Parte do portefólio da Vinha Barca do Inferno, de Alenquer
No mundo do vinho, muito se fala das variedades doces, e por bom motivo. Seja deixando a uva por mais tempo na vinha para que acumule o açúcar da maturação extra -- os chamados colheitas tardias --, seja interrompendo a fermentação a acrescentar aguardente, travando a transformação do açúcar em álcool -- os vinhos generosos, como o Porto, o Madeira ou o Carcavelos --, os vinhos doces são alguns dos melhores e mais cobiçados feitos em território nacional.
Uma prova da multiplicidade do vinho, ainda assim, está nos vinhos ditos "salgados" (mais corretamente: salinos), muito menos falados -- dado que não são oficialmente uma categoria distinta dos "tranquilos" -- mas igualmente sedutores para quem é fã deste perfil muito particular.
Diferentemente do que acontece no processo para obtenção dos doces, em que o açúcar é angariado na vinha e potenciado na adega, aqui o sal no vinho é obra do terroir. Muitas vezes ligado a solos arenosos (a salinidade é por vezes associada a um perfil mineral, como na micro-região de Colares), o perfil depende da proximidade da vinha do oceano, que cobre as películas das uvas de maresia e confere ao vinho frescura, acidez e uma dose de salinidade que será tanto maior quanto mais perto do mar estiver.

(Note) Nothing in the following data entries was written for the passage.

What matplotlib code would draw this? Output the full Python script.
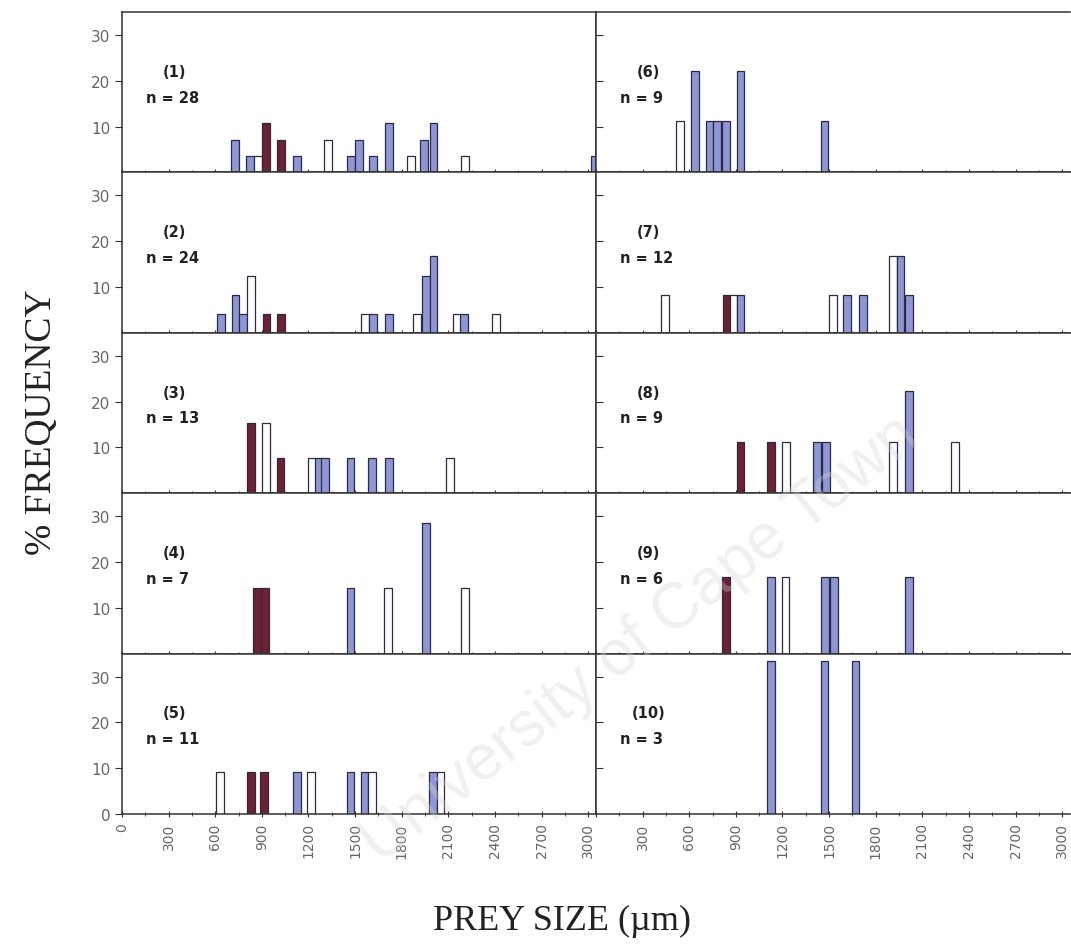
import numpy as np
import matplotlib
matplotlib.use("Agg")
import matplotlib.pyplot as plt

# prey size (bar centre, um), count of prey, and bar kind: m = maroon, b = blue, w = white
n_values = [28, 24, 13, 7, 11, 9, 12, 9, 6, 3]

size_1 = [725, 825, 875, 925, 1025, 1125, 1325, 1475, 1525, 1615, 1720, 1860, 1945, 2005, 2205, 3040]
count_1 = [2, 1, 1, 3, 2, 1, 2, 1, 2, 1, 3, 1, 2, 3, 1, 1]
kind_1 = "bbwmmbwbbbbwbbwb"

size_2 = [635, 730, 780, 830, 930, 1025, 1565, 1615, 1720, 1900, 1955, 2005, 2155, 2200, 2405]
count_2 = [1, 2, 1, 3, 1, 1, 1, 1, 1, 1, 3, 4, 1, 1, 1]
kind_2 = "bbbwmmwbbwbbwbw"

size_3 = [830, 925, 1020, 1225, 1265, 1305, 1470, 1610, 1720, 2110]
count_3 = [2, 2, 1, 1, 1, 1, 1, 1, 1, 1]
kind_3 = "mwmwbbbbbw"

size_4 = [870, 920, 1470, 1710, 1955, 2205]
count_4 = [1, 1, 1, 1, 2, 1]
kind_4 = "mmbwbw"

size_5 = [630, 830, 915, 1125, 1215, 1470, 1560, 1610, 2000, 2050]
count_5 = [1, 1, 1, 1, 1, 1, 1, 1, 1, 1]
kind_5 = "wmmbwbbwbw"

size_6 = [540, 635, 730, 780, 835, 930, 1470]
count_6 = [1, 2, 1, 1, 1, 2, 1]
kind_6 = "wbbbbbb"

size_7 = [445, 840, 885, 930, 1525, 1615, 1720, 1910, 1960, 2015]
count_7 = [1, 1, 1, 1, 1, 1, 1, 2, 2, 1]
kind_7 = "wmwbwbbwbb"

size_8 = [930, 1125, 1225, 1420, 1480, 1910, 2015, 2310]
count_8 = [1, 1, 1, 1, 1, 1, 2, 1]
kind_8 = "mmwbbwbw"

size_9 = [835, 1125, 1220, 1475, 1530, 2015]
count_9 = [1, 1, 1, 1, 1, 1]
kind_9 = "mbwbbb"

size_10 = [1125, 1470, 1670]
count_10 = [1, 1, 1]
kind_10 = "bbb"

sizes = [size_1, size_2, size_3, size_4, size_5, size_6, size_7, size_8, size_9, size_10]
counts = [count_1, count_2, count_3, count_4, count_5, count_6, count_7, count_8, count_9, count_10]
kinds = [kind_1, kind_2, kind_3, kind_4, kind_5, kind_6, kind_7, kind_8, kind_9, kind_10]

fills = {"m": "#6d2231", "b": "#8e97d3", "w": "#ffffff"}
edge = "#2a2a45"
axcol = "#333333"
tickcol = "#666666"

fig = plt.figure(figsize=(10.71, 9.53), dpi=100)
W, H = 1071.0, 953.0
col_x = [122 / W, 596 / W]
col_w = 474 / W
row_h = 160.4 / H
top = 13

for k in range(10):
    c = k // 5
    r = k % 5
    y0 = 1 - (top + (r + 1) * 160.4) / H
    ax = fig.add_axes([col_x[c], y0, col_w, row_h])
    pct = np.array(counts[k]) / n_values[k] * 100
    for s, p, t in zip(sizes[k], pct, kinds[k]):
        ax.bar(s, p, width=50, color=fills[t], edgecolor=edge, linewidth=0.9, zorder=2)
    ax.set_xlim(0, 3050)
    ax.set_ylim(0, 35)

    ax.text(0.11, 0.63, "(%d)" % (k + 1), transform=ax.transAxes, fontsize=10.5,
            fontweight="bold", ha="center", va="center", color="#222222")
    ax.text(0.05, 0.47, "n = %d" % n_values[k], transform=ax.transAxes, fontsize=10.5,
            fontweight="bold", ha="left", va="center", color="#222222")

    for sp in ax.spines.values():
        sp.set_color(axcol)
        sp.set_linewidth(1.1)
    if c == 1:
        ax.spines["right"].set_visible(False)

    ax.set_xticks(np.arange(0, 3001, 300))
    ax.set_xticks(np.arange(0, 3001, 150), minor=True)
    ax.tick_params(axis="x", which="both", direction="inout", colors=axcol,
                   labelcolor=tickcol, labelsize=10, length=5)
    ax.tick_params(axis="x", which="minor", length=3)
    if r == 4:
        if c == 0:
            ax.set_xticklabels([str(v) for v in range(0, 3001, 300)], rotation=90)
        else:
            ax.set_xticklabels([""] + [str(v) for v in range(300, 3001, 300)], rotation=90)
    else:
        ax.set_xticklabels([])

    if c == 0:
        if r == 4:
            ax.set_yticks([0, 10, 20, 30])
        else:
            ax.set_yticks([10, 20, 30])
        ax.tick_params(axis="y", direction="out", length=5, colors=axcol,
                       labelcolor=tickcol, labelsize=11)
    else:
        ax.set_yticks([10, 20, 30])
        ax.set_yticklabels([])
        ax.tick_params(axis="y", direction="in", length=5, colors=axcol)

fig.text(562 / W, 1 - 921 / H, "PREY SIZE (\u00b5m)", family="Liberation Serif",
         fontsize=26, ha="center", va="center", color="#222222")
fig.text(42 / W, 1 - 422 / H, "% FREQUENCY", family="Liberation Serif",
         fontsize=27, rotation=90, ha="center", va="center", color="#222222")

# faint watermark from the scan
fig.text(640 / W, 1 - 640 / H, "University of Cape Town", family="Liberation Sans",
         fontsize=46, rotation=38, ha="center", va="center", rotation_mode="anchor",
         color="#d4d4d4", alpha=0.35, zorder=10)

fig.savefig("out.png", dpi=100)
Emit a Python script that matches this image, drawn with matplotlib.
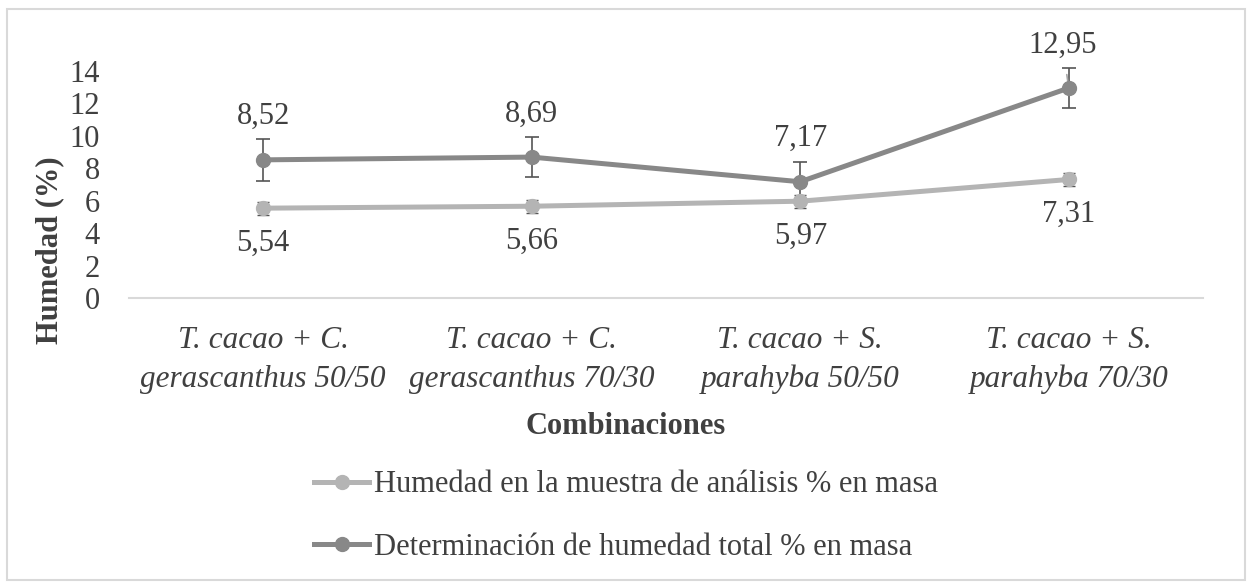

A diferença é palpável. Nos cursos de introdução à prova de vinhos, os terroirs portugueses são divididos, grosso modo, em três grandes grupos -- vinhos de montanha, vinhos de planície e vinhos atlânticos. Neste último grupo, cabem as regiões de Lisboa, Bairrada, Vinhos Verdes, Açores e Madeira. Identificá-los às cegas passa por ir à procura das suas principais características: álcool baixo, pouco corpo, acidez alta.
Ocorre que nem todos os vinhos atlânticos são marcadamente salinos, nem todos os salinos necessariamente atlânticos. Na Costa Vicentina, do forte e estruturado Alentejo, há vinhos tão salgados que deixariam a boca seca, não fosse a acidez a puxar pela salivação.
No que a vinhos salinos toca (em particular brancos, mais procurados por esta característica), Lisboa é sempre uma aposta segura, em particular nãs regiões de Torres Vedras e Colares -- pense em nomes como a Adegamãe ou Viúva Gomes -- mas a Barca do Inferno, mais próxima de Alenquer, produz uma das mais evidentes e facilmente identificáveis versões deste perfil, por um preço bastante simpático para a qualidade.
Numa garrafa azul bastante distinta, o Mar do Inferno Arinto Atlântico é o resultado de uma casta natural de Lisboa (diz-se que terá nascido em Bucelas) exposta à uma significativa influência marítima. O resultado é um vinho com um toque salino muito claro (esta nota nem sempre é a mais discernível) e acidez muito alta, com algumas mais subtis notas de fruta branca e um final muito prolongado. Para acompanhar peixes, saladas e principalmente marisco fresco, é um branco farto e exuberante, de personalidade vincada e que não deixa ninguém indiferente.